Task brief: Write out the listing below without alteration, omitting its pictures.

Information supplied:
::::

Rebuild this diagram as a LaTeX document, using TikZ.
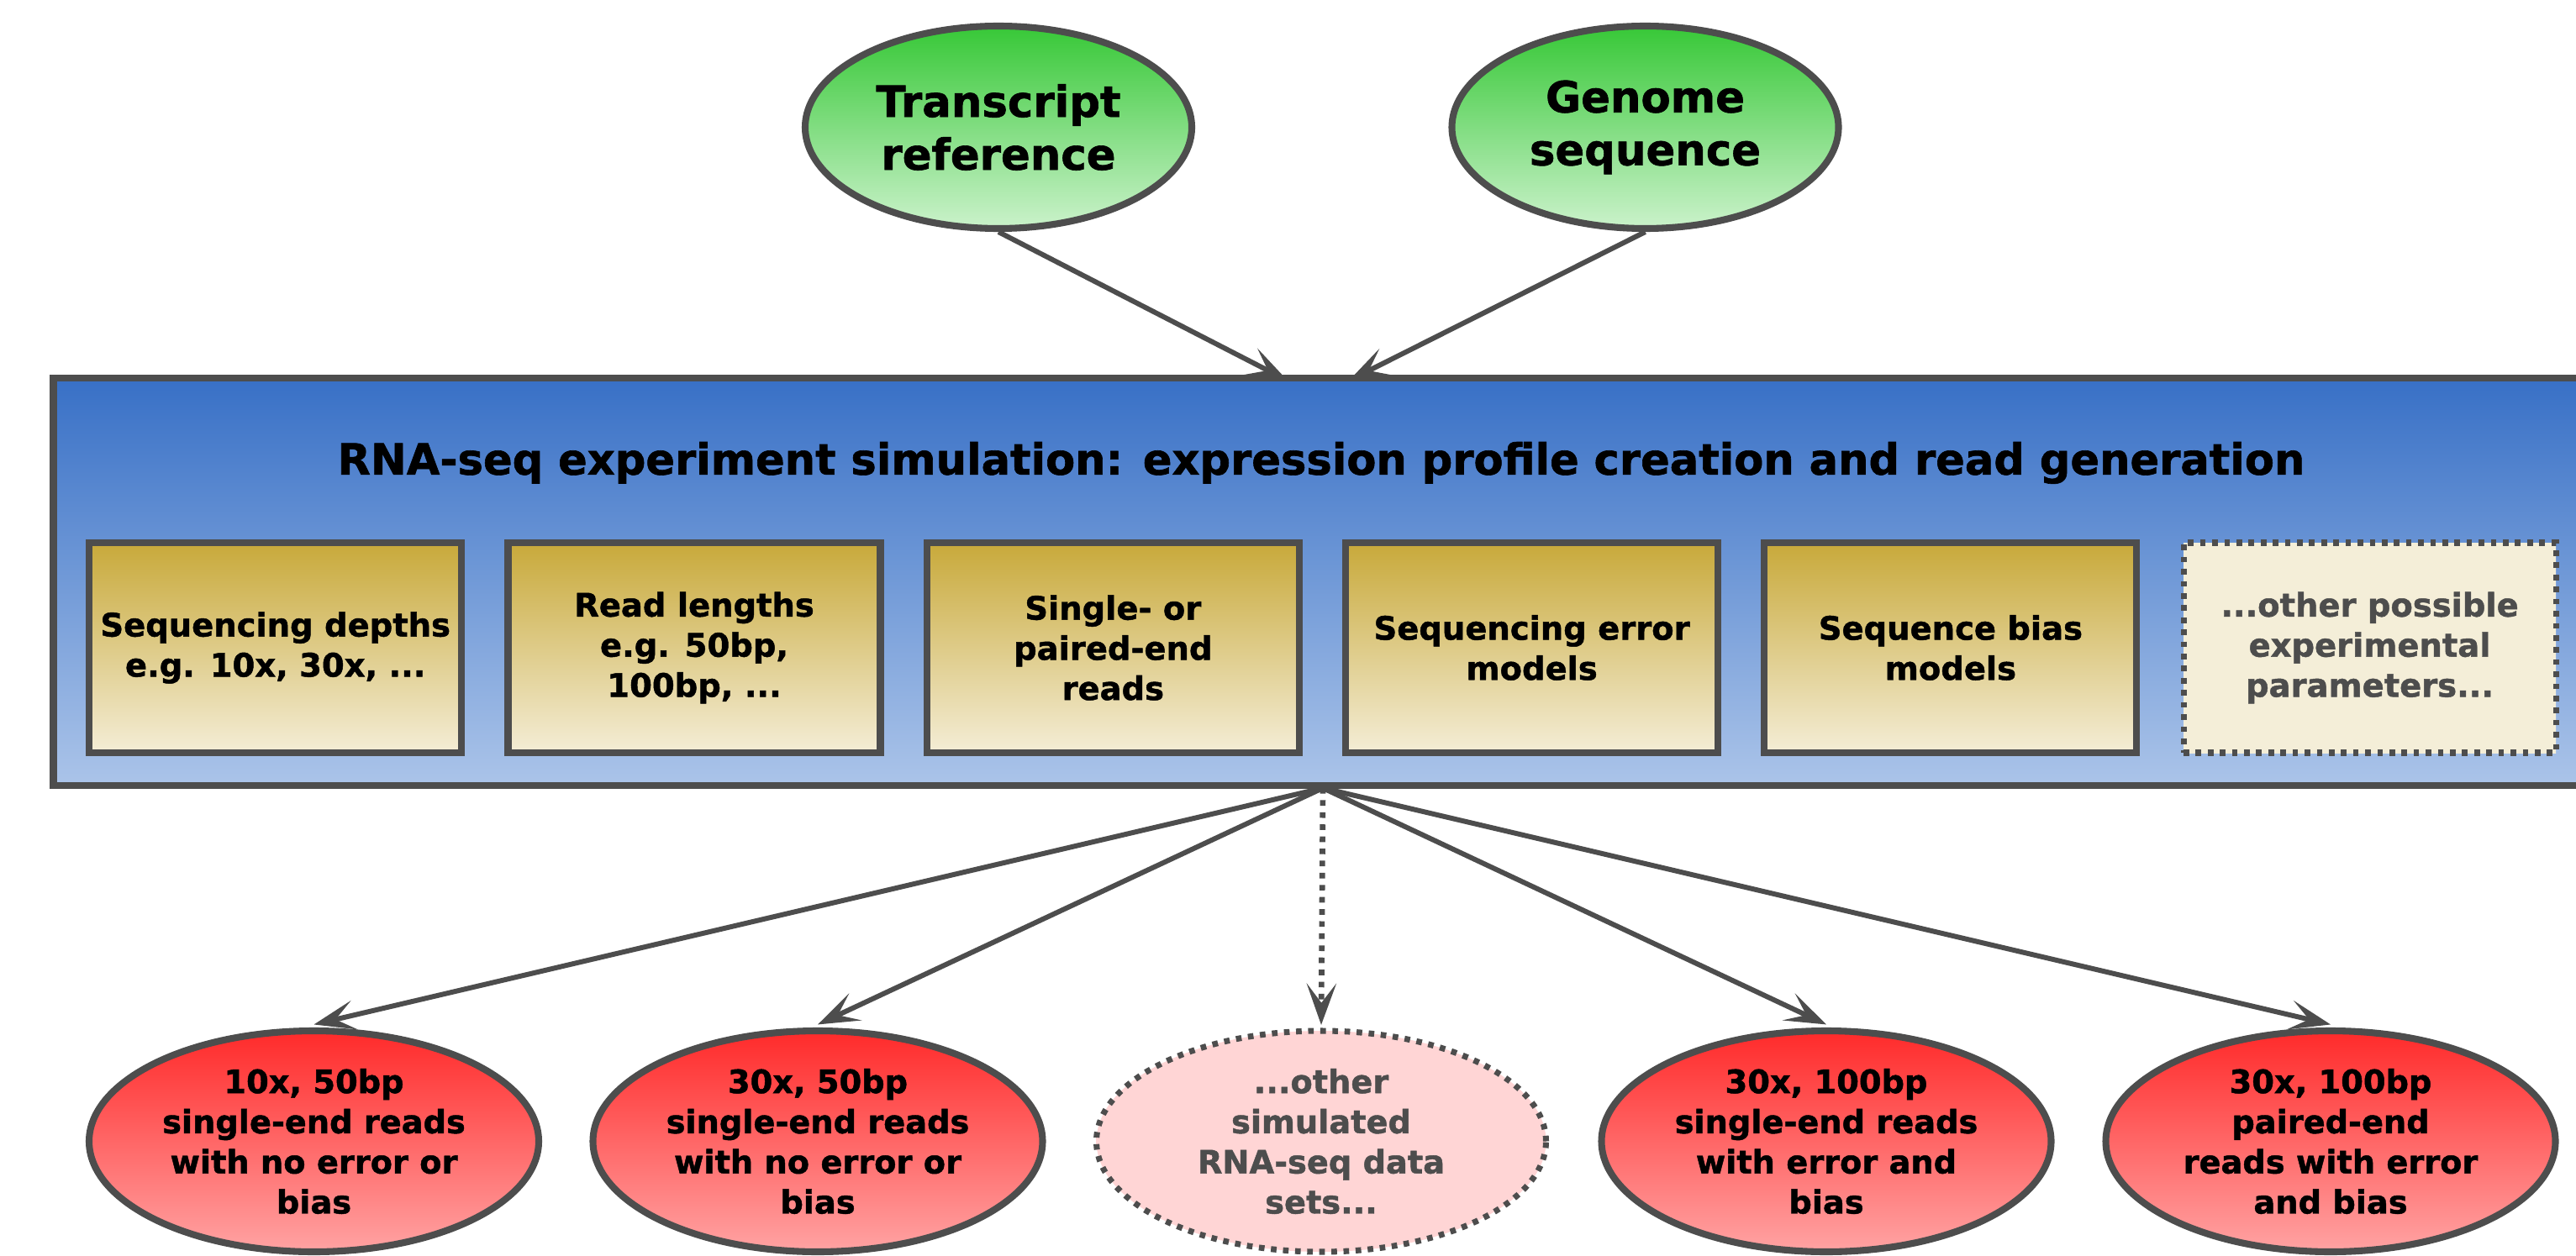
\documentclass[tikz,border=0pt]{standalone}
\usepackage{fontspec}
\usetikzlibrary{shapes.geometric,arrows.meta}
\newfontfamily\dvb{DejaVu Sans}[BoldFeatures={FakeBold=1.2}]
\definecolor{edge}{HTML}{4D4D4D}
\definecolor{gtop}{HTML}{37C837}
\definecolor{gbot}{HTML}{CBF2CB}
\definecolor{btop}{HTML}{3870C6}
\definecolor{bbot}{HTML}{ABC4E9}
\definecolor{ytop}{HTML}{C8A93A}
\definecolor{ybot}{HTML}{F4EDD6}
\definecolor{rtop}{HTML}{FF2A2A}
\definecolor{rbot}{HTML}{FFA3A3}
\definecolor{rpale}{HTML}{FFD5D5}
\definecolor{ypale}{HTML}{F4EED8}
\begin{document}
\begin{tikzpicture}[
  conn/.style={draw=edge, line width=1.7pt, -{Stealth[length=14pt,width=10pt,inset=6.5pt]}},
  dconn/.style={conn, line width=1.9pt, dash pattern=on 1.9pt off 2.2pt},
  srcnode/.style={ellipse, draw=edge, line width=2.3pt, top color=gtop, bottom color=gbot,
    minimum width=4.6cm, minimum height=2.41cm, inner sep=0pt, align=center,
    font=\dvb\bfseries\fontsize{14.6}{17.9}\selectfont},
  simbox/.style={rectangle, draw=edge, line width=2.5pt, top color=btop, bottom color=bbot,
    minimum width=30.64cm, minimum height=4.85cm, inner sep=0pt},
  titletext/.style={inner sep=0pt, font=\dvb\bfseries\fontsize{14.55}{18}\selectfont},
  parbox/.style={rectangle, draw=edge, line width=2.3pt, top color=ytop, bottom color=ybot,
    minimum width=4.43cm, minimum height=2.5cm, inner sep=0pt, align=center,
    font=\dvb\bfseries\fontsize{10.95}{13.6}\selectfont},
  parmore/.style={parbox, top color=ypale, bottom color=ypale, line width=2pt,
    dash pattern=on 1.9pt off 2.2pt, text=edge},
  setnode/.style={ellipse, draw=edge, line width=2.3pt, top color=rtop, bottom color=rbot,
    minimum width=5.35cm, minimum height=2.63cm, inner sep=0pt, align=center,
    font=\dvb\bfseries\fontsize{10.9}{13.6}\selectfont},
  setmore/.style={setnode, top color=rpale, bottom color=rpale, line width=2pt,
    dash pattern=on 1.9pt off 2.2pt, text=edge}
]
\useasboundingbox (0,0) rectangle (30.65,14.94);
\clip (0,0) rectangle (30.65,14.94);

% sources
\node[srcnode] (tr) at (11.88,13.425) {Transcript\\reference};
\node[srcnode] (gn) at (19.575,13.425) {Genome\\sequence};

% simulation box
\node[simbox] (sim) at (15.955,8.015) {};
\node[titletext] (title) at (15.72,9.43) {RNA-seq experiment simulation: expression profile creation and read generation};

\node[parbox] (p1) at (3.277,7.23) {Sequencing depths\\e.g. 10x, 30x, ...};
\node[parbox] (p2) at (8.26,7.23) {Read lengths\\e.g. 50bp,\\100bp, ...};
\node[parbox] (p3) at (13.243,7.23) {Single- or\\paired-end\\reads};
\node[parbox] (p4) at (18.226,7.23) {Sequencing error\\models};
\node[parbox] (p5) at (23.209,7.23) {Sequence bias\\models};
\node[parmore] (p6) at (28.195,7.23) {...other possible\\experimental\\parameters...};

% outputs
\node[setnode] (e1) at (3.735,1.355) {10x, 50bp\\single-end reads\\with no error or\\bias};
\node[setnode] (e2) at (9.73,1.355) {30x, 50bp\\single-end reads\\with no error or\\bias};
\node[setmore] (e3) at (15.72,1.355) {...other\\simulated\\RNA-seq data\\sets...};
\node[setnode] (e4) at (21.73,1.355) {30x, 100bp\\single-end reads\\with error and\\bias};
\node[setnode] (e5) at (27.73,1.355) {30x, 100bp\\paired-end\\reads with error\\and bias};

% connectors
\coordinate (in1) at (15.32,10.41);
\coordinate (in2) at (16.05,10.41);
\coordinate (out) at (15.74,5.56);
\draw[conn] (tr.south) -- (in1);
\draw[conn] (gn.south) -- (in2);
\draw[conn] (out) -- ([yshift=1pt]e1.north);
\draw[conn] (out) -- ([yshift=1pt]e2.north);
\draw[dconn] (out) -- ([yshift=1pt]e3.north);
\draw[conn] (out) -- ([yshift=1pt]e4.north);
\draw[conn] (out) -- ([yshift=1pt]e5.north);
\end{tikzpicture}
\end{document}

::::

Exercise output:
Rebuild this diagram as a LaTeX document, using TikZ.
\documentclass[tikz,border=0pt]{standalone}
\usepackage{fontspec}
\usetikzlibrary{shapes.geometric,arrows.meta}
\newfontfamily\dvb{DejaVu Sans}[BoldFeatures={FakeBold=1.2}]
\definecolor{edge}{HTML}{4D4D4D}
\definecolor{gtop}{HTML}{37C837}
\definecolor{gbot}{HTML}{CBF2CB}
\definecolor{btop}{HTML}{3870C6}
\definecolor{bbot}{HTML}{ABC4E9}
\definecolor{ytop}{HTML}{C8A93A}
\definecolor{ybot}{HTML}{F4EDD6}
\definecolor{rtop}{HTML}{FF2A2A}
\definecolor{rbot}{HTML}{FFA3A3}
\definecolor{rpale}{HTML}{FFD5D5}
\definecolor{ypale}{HTML}{F4EED8}
\begin{document}
\begin{tikzpicture}[
  conn/.style={draw=edge, line width=1.7pt, -{Stealth[length=14pt,width=10pt,inset=6.5pt]}},
  dconn/.style={conn, line width=1.9pt, dash pattern=on 1.9pt off 2.2pt},
  srcnode/.style={ellipse, draw=edge, line width=2.3pt, top color=gtop, bottom color=gbot,
    minimum width=4.6cm, minimum height=2.41cm, inner sep=0pt, align=center,
    font=\dvb\bfseries\fontsize{14.6}{17.9}\selectfont},
  simbox/.style={rectangle, draw=edge, line width=2.5pt, top color=btop, bottom color=bbot,
    minimum width=30.64cm, minimum height=4.85cm, inner sep=0pt},
  titletext/.style={inner sep=0pt, font=\dvb\bfseries\fontsize{14.55}{18}\selectfont},
  parbox/.style={rectangle, draw=edge, line width=2.3pt, top color=ytop, bottom color=ybot,
    minimum width=4.43cm, minimum height=2.5cm, inner sep=0pt, align=center,
    font=\dvb\bfseries\fontsize{10.95}{13.6}\selectfont},
  parmore/.style={parbox, top color=ypale, bottom color=ypale, line width=2pt,
    dash pattern=on 1.9pt off 2.2pt, text=edge},
  setnode/.style={ellipse, draw=edge, line width=2.3pt, top color=rtop, bottom color=rbot,
    minimum width=5.35cm, minimum height=2.63cm, inner sep=0pt, align=center,
    font=\dvb\bfseries\fontsize{10.9}{13.6}\selectfont},
  setmore/.style={setnode, top color=rpale, bottom color=rpale, line width=2pt,
    dash pattern=on 1.9pt off 2.2pt, text=edge}
]
\useasboundingbox (0,0) rectangle (30.65,14.94);
\clip (0,0) rectangle (30.65,14.94);

% sources
\node[srcnode] (tr) at (11.88,13.425) {Transcript\\reference};
\node[srcnode] (gn) at (19.575,13.425) {Genome\\sequence};

% simulation box
\node[simbox] (sim) at (15.955,8.015) {};
\node[titletext] (title) at (15.72,9.43) {RNA-seq experiment simulation: expression profile creation and read generation};

\node[parbox] (p1) at (3.277,7.23) {Sequencing depths\\e.g. 10x, 30x, ...};
\node[parbox] (p2) at (8.26,7.23) {Read lengths\\e.g. 50bp,\\100bp, ...};
\node[parbox] (p3) at (13.243,7.23) {Single- or\\paired-end\\reads};
\node[parbox] (p4) at (18.226,7.23) {Sequencing error\\models};
\node[parbox] (p5) at (23.209,7.23) {Sequence bias\\models};
\node[parmore] (p6) at (28.195,7.23) {...other possible\\experimental\\parameters...};

% outputs
\node[setnode] (e1) at (3.735,1.355) {10x, 50bp\\single-end reads\\with no error or\\bias};
\node[setnode] (e2) at (9.73,1.355) {30x, 50bp\\single-end reads\\with no error or\\bias};
\node[setmore] (e3) at (15.72,1.355) {...other\\simulated\\RNA-seq data\\sets...};
\node[setnode] (e4) at (21.73,1.355) {30x, 100bp\\single-end reads\\with error and\\bias};
\node[setnode] (e5) at (27.73,1.355) {30x, 100bp\\paired-end\\reads with error\\and bias};

% connectors
\coordinate (in1) at (15.32,10.41);
\coordinate (in2) at (16.05,10.41);
\coordinate (out) at (15.74,5.56);
\draw[conn] (tr.south) -- (in1);
\draw[conn] (gn.south) -- (in2);
\draw[conn] (out) -- ([yshift=1pt]e1.north);
\draw[conn] (out) -- ([yshift=1pt]e2.north);
\draw[dconn] (out) -- ([yshift=1pt]e3.north);
\draw[conn] (out) -- ([yshift=1pt]e4.north);
\draw[conn] (out) -- ([yshift=1pt]e5.north);
\end{tikzpicture}
\end{document}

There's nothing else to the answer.